A wet summer in Beaufort County has led to a boost in the tree service business, companies said.
Ronnie Reiselt Jr., owner of Southern Tree Services in Beaufort, said quick growth caused by above-average rainfall this summer led to a 30 percent jump in tree prunings.
"We have a lot of clients who are out-of-towners," he said. "We did a lot of work for people who would find trees hanging over their homes when they visited."
Michael Murphy, owner of Preservation Tree Care in Beaufort, said his company experienced a similar rise in business.
"The increase in rain meant an increase in growth and weight of the trees," he said. "It caused an uptick in tree prunings for us."
Murphy said trees with nuts, such as hickory or pecans, and trees with moss had to be pruned because of extra weight from the increased rain. Quicker growth meant heavier trees, leading to broken limbs, Reiselt said.
Beaufort County had some isolated incidents involving falling trees and limbs. In July, a Bluffton teenager was injured when a branch fell on her outside the Old Town Dispensary restaurant.
Earlier this month, a tree believed to have been weakened by a storm on Labor Day fell onto Parris Island Gateway in Beaufort, temporarily knocking out power to more than 1,500 customers in the Shell Point neighborhood.
Beaufort County was spared the intense rainfall that pounded the northern parts of the state and caused flooding in June and July.
From June 1 through late July, rain fell somewhere in South Carolina every day.
In July, a 600 percent increase in rainfall the first 10 days of the month forced a large release of water from lakes along the Savannah River Basin, causing river levels in Jasper County to hit a peak not seen since 1993.
A calculation by The (Columbia) State newspaper put the average rainfall through August at 47.21 inches, which would rank as South Carolina's wettest year since 1964.
Beaufort County typically gets about five inches of rain in June and in July and about seven inches in August, said Ron Morales, meteorologist with the National Oceanic and Atmospheric Administration. In June and July, the majority of the county experienced an increase of anywhere between one and five inches above normal, Morales said.
Some of the northern fringes of the county were hit harder, getting to 10 to 12 inches above normal, he added.
Despite the increase, Beaufort County fared better than other Lowcountry counties, Morales said. Charleston and Hampton counties had sections that got between 17 and 19 inches above normal in June.

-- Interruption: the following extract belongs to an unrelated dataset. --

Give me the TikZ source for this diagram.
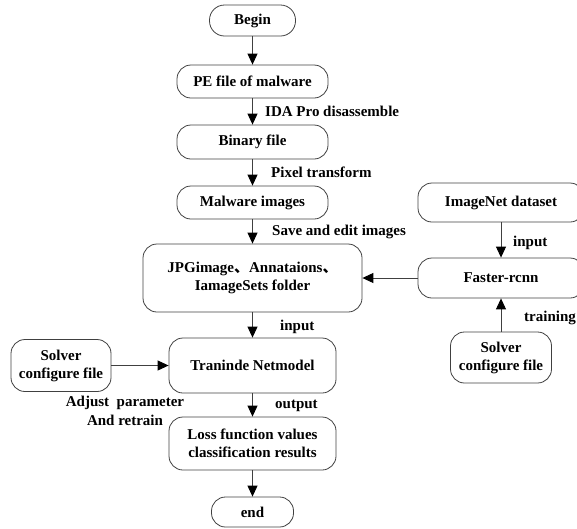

The rain dried up in August. A few small sections of Beaufort County experienced a nominal increase over normal, and some areas were below normal.
Morales said low-pressure systems brought the heavy rain in June and July and were replaced by high-pressure ridges through most of August.
Despite the clouds, the weather pattern brought a silver lining.
"The low-pressure systems shunt hurricanes away and out to sea," Morales said.
"I'd rather have a rainy season than have a hurricane hit us."